Hi All,
I am beginner photographer. I bought a Nikon D7200 to start photography as a hobby. I was playing with the settings from watching YT tutorials and videos. I noticed that when I change the some settings in the custom settings menu, a * symbol comes up. For examp., when I tried to change the autofocus settings in AFC priority selection (a1) from Release to Focus the a1 changed from a1* along with changing some other settings to * as well. I just want to know if this addition of * means and if the changed settings will come into effect even if there is *. Can anyone please help me with this? Thanks in addition.
Hi,
as far as I know, in your case, a star only means that a setting has been changed and is different from default/original factory values. Nothing else. It's meant to only be an information. It has no effect on the fact that a setting comes into effect or not. If you change back a setting to its initial value, the star will disappear.
It can also happen that some changes have impacts on several settings and then this put a star on those impacted settings too. I have no example to show it though.
@prg-lagarde Thanks for the clarification. It was really helpful.
I'm sitting here, as it happens, with my wife's D7200, and note that changing AFC to focus priority does not appear to change any other settings by itself, so I'm guessing that if other settings are starred they have been changed independently. The stars are a handy way to know when a setting is not the default, especially if you've been experimenting but forget what you might have changed.

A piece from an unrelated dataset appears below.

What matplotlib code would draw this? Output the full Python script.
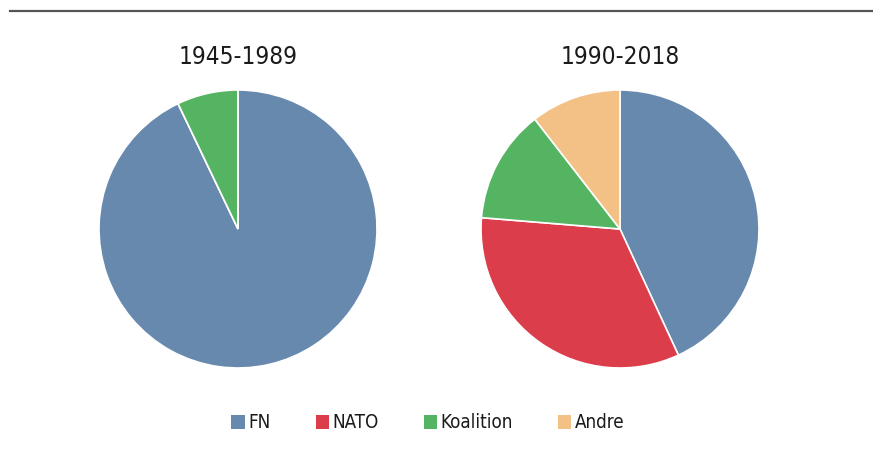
import matplotlib
matplotlib.use("Agg")
import matplotlib.pyplot as plt
from matplotlib.patches import Patch
from matplotlib.lines import Line2D

plt.rcParams['font.family'] = ['DejaVu Sans']
plt.rcParams['font.stretch'] = 'condensed'

categories = ["FN", "NATO", "Koalition", "Andre"]
titles = ["1945-1989", "1990-2018"]
values_1945_1989 = [92.9, 0.0, 7.1, 0.0]
values_1990_2018 = [43.1, 33.2, 13.2, 10.5]
colors = ["#6889AE", "#DC3D4A", "#55B462", "#F3C185"]

W, H = 873, 457
fig = plt.figure(figsize=(W/100, H/100), dpi=100)

# top rule
fig.add_artist(Line2D([10/W, 1.0], [1-11/H, 1-11/H], color="#555555", lw=1.6))

r = 139
for cx, vals, title in [(238, values_1945_1989, titles[0]), (620, values_1990_2018, titles[1])]:
    ax = fig.add_axes([(cx-r)/W, (H-229-r)/H, 2*r/W, 2*r/H])
    ax.pie(vals, colors=colors, startangle=90, counterclock=False,
           wedgeprops=dict(edgecolor="white", linewidth=1.2), radius=1.0)
    ax.set_xlim(-1, 1); ax.set_ylim(-1, 1)
    ax.set_aspect('equal')
    fig.text(cx/W, 1-57/H, title, ha="center", va="center", fontsize=17.5,
             color="#1a1a1a", fontstretch='condensed')

handles = [Patch(facecolor=col, edgecolor="none") for col in colors]
fig.legend(handles, categories, loc="center", bbox_to_anchor=(428/W, 1-423/H),
           ncol=4, frameon=False, handlelength=0.7, handleheight=0.7,
           handletextpad=0.2, columnspacing=2.4, labelcolor="#1a1a1a",
           prop=dict(size=13.5, stretch='condensed'))

fig.savefig("out.png", dpi=100, facecolor="white")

I would be hesitant to set AFC to focus priority if you are using AFC for wildlife, as a momentary loss of focus will prevent the shutter from firing, and might miss something. AF uses the lens's widest aperture, so it's often possible that the camera will consider focus to be lost when the subject is within the lens's working depth of field.
It may make little difference in most cases, but I'd rather risk a blurry shot using shutter priority than risk missing a good one using focus priority, and would leave it on shutter priority. Focus priority makes more sense for the static situations when you'd use AFS.
You probably already know this, but if your copy of the D7200 came without its manual, you can get the full PDF one from the Nikon site.
@formerly-bruto Thank you. I hadn't known most of what you pointed out. Thanks for the help.